Practical Conclusion

The main outcome is that supervisory Codex and tnh-conductor both look viable enough to keep pursuing in the OA01.x spike.

This experiment should be read as:

  • direct execution is the least burdened path on a simple task
  • supervisory execution is viable and now has explicit evidence of native subagent behavior
  • kernel-mediated execution is viable and can produce real code in the managed worktree
  • the main barriers are runtime overhead, stopping-condition behavior, and execution-state opacity

That is a positive result for the broader spike question, because those barriers appear operational and potentially improvable rather than architectural dead ends.
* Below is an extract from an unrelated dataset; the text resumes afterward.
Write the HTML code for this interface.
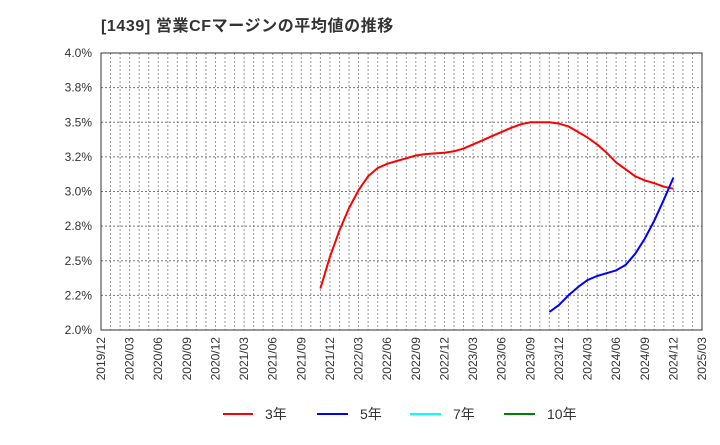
<!DOCTYPE html>
<html><head><meta charset="utf-8"><style>
body{margin:0;background:#fff;}
svg text{font-family:"Liberation Sans","Noto Sans CJK JP",sans-serif;}
</style></head><body>
<svg width="720" height="440" viewBox="0 0 720 440">
<text x="101" y="31" font-size="16" font-weight="bold" fill="#333" letter-spacing="0.6">[1439]  営業CFマージンの平均値の推移</text>
<g id="grid"></g>
<rect x="101" y="53" width="601" height="277" fill="none" stroke="#333" stroke-width="1"/>
<g id="yt"></g><g id="xt"></g><g id="series"></g>
<g>
<line x1="223" y1="414" x2="253" y2="414" stroke="#ff0000" stroke-width="2"/><text x="265" y="419" font-size="14" fill="#333">3年</text>
<line x1="317" y1="414" x2="348" y2="414" stroke="#0000ff" stroke-width="2"/><text x="360" y="419" font-size="14" fill="#333">5年</text>
<line x1="410" y1="414" x2="441" y2="414" stroke="#00ffff" stroke-width="2"/><text x="453" y="419" font-size="14" fill="#333">7年</text>
<line x1="504" y1="414" x2="535" y2="414" stroke="#008000" stroke-width="2"/><text x="547" y="419" font-size="14" fill="#333">10年</text>
</g>
</svg>
<script>
const yTicks=[2.0,2.25,2.5,2.75,3.0,3.25,3.5,3.75,4.0];
const yLabels=["2.0%","2.2%","2.5%","2.8%","3.0%","3.2%","3.5%","3.8%","4.0%"];
const xLabels=["2019/12","2020/03","2020/06","2020/09","2020/12","2021/03","2021/06","2021/09","2021/12","2022/03","2022/06","2022/09","2022/12","2023/03","2023/06","2023/09","2023/12","2024/03","2024/06","2024/09","2024/12","2025/03"];
const s3Start=23;
const s3=[2.30,2.53,2.72,2.88,3.01,3.11,3.17,3.20,3.22,3.24,3.26,3.27,3.275,3.28,3.29,3.31,3.34,3.37,3.40,3.43,3.46,3.485,3.50,3.50,3.50,3.49,3.47,3.43,3.39,3.34,3.28,3.21,3.16,3.11,3.08,3.06,3.035,3.02];
const s5Start=47;
const s5=[2.13,2.18,2.25,2.31,2.36,2.39,2.41,2.43,2.47,2.55,2.66,2.79,2.94,3.10];
const NS="http://www.w3.org/2000/svg";
const X0=101,X1=702,Y0=330,Y1=53,NM=63;
const xs=m=>X0+(X1-X0)*m/NM;
const ys=v=>Y0-(v-2.0)/(4.0-2.0)*(Y0-Y1);
function mk(t,a,p){const e=document.createElementNS(NS,t);for(const k in a)e.setAttribute(k,a[k]);p.appendChild(e);return e;}
const grid=document.getElementById('grid');
for(let m=1;m<NM;m++){const l=mk('line',{x1:xs(m),x2:xs(m),y1:Y1,y2:Y0,stroke:'#999','stroke-dasharray':'2,2','stroke-width':1},grid);

}
const yt=document.getElementById('yt');
yTicks.forEach((v,i)=>{if(i>0&&i<yTicks.length-1){const l=mk('line',{x1:X0,x2:X1,y1:ys(v),y2:ys(v),stroke:'#777','stroke-dasharray':'2,2','stroke-width':1},grid);

}
const t=mk('text',{x:92,y:ys(v)+4,'text-anchor':'end','font-size':12,fill:'#333'},yt);t.textContent=yLabels[i];

});
const xt=document.getElementById('xt');
xLabels.forEach((s,i)=>{const x=xs(i*3)+4;const t=mk('text',{x:x,y:337,'text-anchor':'end','font-size':12,fill:'#333',transform:`rotate(-90 ${x} 337)`},xt);t.textContent=s;

});
const g=document.getElementById('series');
function line(arr,st,col,name){const d=arr.map((v,i)=>(i?'L':'M')+xs(st+i).toFixed(1)+','+ys(v).toFixed(1)).join('');
const p=mk('path',{d:d,fill:'none',stroke:col,'stroke-width':2,'stroke-linejoin':'round'},g);

}
line(s3,s3Start,'#ff0000','series-3y');
line(s5,s5Start,'#0000ff','series-5y');
</script>
</body></html>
So the comparison does not show that single-agent execution is categorically better. It shows that the orchestration paths are promising, but they currently pay coordination and observability costs that are easy to see on a small task.

Useful Artifacts

Most useful:

  • tmp/prompt-dir-arms/direct.stdout.jsonl
  • tmp/prompt-dir-arms/supervisory.stdout.jsonl
  • tmp/prompt-dir-arms/supervisory.stderr.log
  • .tnh-conductor/runs/20260416T151658Z/metadata.json
  • .tnh-conductor/runs/20260416T151658Z/events.ndjson

Most useful worktrees:

  • tmp/prompt-dir-arms/worktrees/direct
  • tmp/prompt-dir-arms/worktrees/supervisory
  • .tnh-conductor/worktrees/20260416T151658Z

Next Action

Continue the spike with tasks that are large enough, or naturally decomposable enough, to give the supervisory and kernel arms a fairer opportunity to justify their overhead.

Focus the next round on improving and measuring:

  • subagent spawn reliability
  • return-path and merge reliability
  • stopping-condition behavior
  • validation handoff
  • and run-state visibility in the kernel path

Keep the direct sanitized Codex arm as the baseline, but treat the supervisory and kernel arms as active candidates for larger-task advantage rather than as secondary curiosities.